“How’s it going,” a fellow pastor asked me. “How’s your church doing?”
If you’re a pastor, you probably get asked this often. How do you answer this question? Do you tell them what your attendance was on Sunday morning? Or about the newest program you’ve started?
When you look in the mirror and ask yourself, “How’s it going,” is your answer related to nickels and noses (offerings and attendance)? Is it how many people complimented your last sermon?
Listen to these sobering words:
Worldliness is not the trap that most endangers us as Christian workers; nor is it sin. The trap we fall into is extravagantly desiring spiritual success; that is, success measured by, and patterned after, the form set by this religious age in which we now live.
…We have a commercialized view—we count how many souls have been saved and sanctified, we thank God, and then we think everything is all right. (Oswald Chambers)
We need to be very careful about how we define “success” in a church setting. Let’s use Jesus as our example:
- How big was His congregation? Twelve men. One betrayed Him, nine ran away when the going got tough, and one denied he even knew Him. Even after being raised from the dead (!) there were only 120 people in the upper room.
- How much money did His church have? Not even enough to buy a gravesite for the Messiah.
- What did people think of His sermons? Some of His sermons made people so mad they wanted to stone Him. And after one sermon the Bible says: From this time many of His disciples turned back and no longer followed Him (John 6:66).
Maybe “success” in the church is more like…
- …people being reconciled to God. Remembering that “our work is not to save souls, but to disciple them” (Chambers).
- …seeing disengaged people becoming actively involved in engaging others with the Gospel.
- …“Never seek[ing] after anything other than the approval of God” (Chambers).

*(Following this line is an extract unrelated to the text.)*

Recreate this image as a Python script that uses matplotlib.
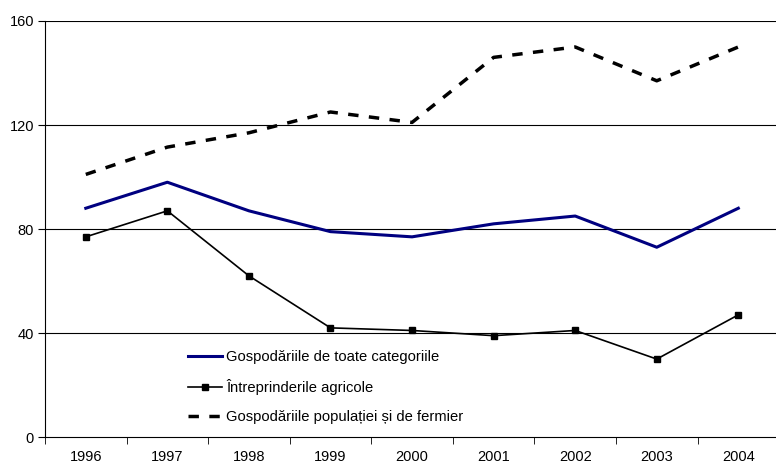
import matplotlib
matplotlib.use("Agg")
import matplotlib.pyplot as plt
import numpy as np

plt.rcParams['font.family'] = ['Liberation Sans', 'DejaVu Sans']

years = ['1996', '1997', '1998', '1999', '2000', '2001', '2002', '2003', '2004']
toate = [88, 98, 87, 79, 77, 82, 85, 73, 88]
intreprinderi = [77, 87, 62, 42, 41, 39, 41, 30, 47]
populatie = [101, 111.5, 117, 125, 121, 146, 150, 137, 150]

labels = ['Gospodăriile de toate categoriile',
          'Întreprinderile agricole',
          'Gospodăriile populației și de fermier']

fig = plt.figure(figsize=(7.76, 4.66), dpi=100)
ax = fig.add_axes([0.058, 0.062, 0.946, 0.893])

x = np.arange(len(years))
for yv in [40, 80, 120, 160]:
    ax.axhline(yv, color='black', lw=0.8, zorder=1)

ax.plot(x, toate, color='#000080', lw=2.2, label=labels[0], zorder=3)
ax.plot(x, intreprinderi, color='black', lw=1.2, marker='s', markersize=4.5,
        label=labels[1], zorder=3)
ax.plot(x, populatie, color='black', lw=2.5, dashes=(3, 3), label=labels[2], zorder=3)

ax.set_xlim(-0.5, 8.5)
ax.set_ylim(0, 160)
ax.set_yticks([0, 40, 80, 120, 160])
ax.set_xticks(x)
ax.set_xticklabels(years)
ax.set_xticks(np.arange(-0.5, 9, 1), minor=True)
ax.tick_params(axis='x', which='major', length=0, pad=9, labelsize=10.5)
ax.tick_params(axis='x', which='minor', length=5, direction='out', color='black')
ax.tick_params(axis='y', length=5, direction='out', labelsize=10.5, pad=3)

for s in ['top', 'right']:
    ax.spines[s].set_visible(False)
ax.spines['left'].set_color('black')
ax.spines['bottom'].set_color('black')

ax.legend(loc='upper left', bbox_to_anchor=(0.225, 0.277), bbox_transform=fig.transFigure,
          frameon=False, fontsize=10.6, handlelength=2.3, handletextpad=0.3,
          labelspacing=1.02)

fig.savefig('out.png', dpi=100)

- …to say with Jesus, “The Spirit of the Lord is on Me, because He has anointed Me to preach good news to the poor. He has sent Me to proclaim freedom for the prisoners and recovery of sight for the blind, to release the oppressed, to proclaim the year of the Lord’s favor” (Luke 4:18-19).
These are just some of my thoughts. What else should be on this list? How would you define “success” in the church?
UPDATE: This post was one of the seed thoughts that went into fashioning my book Shepherd Leadership: The Metrics That Really Matter.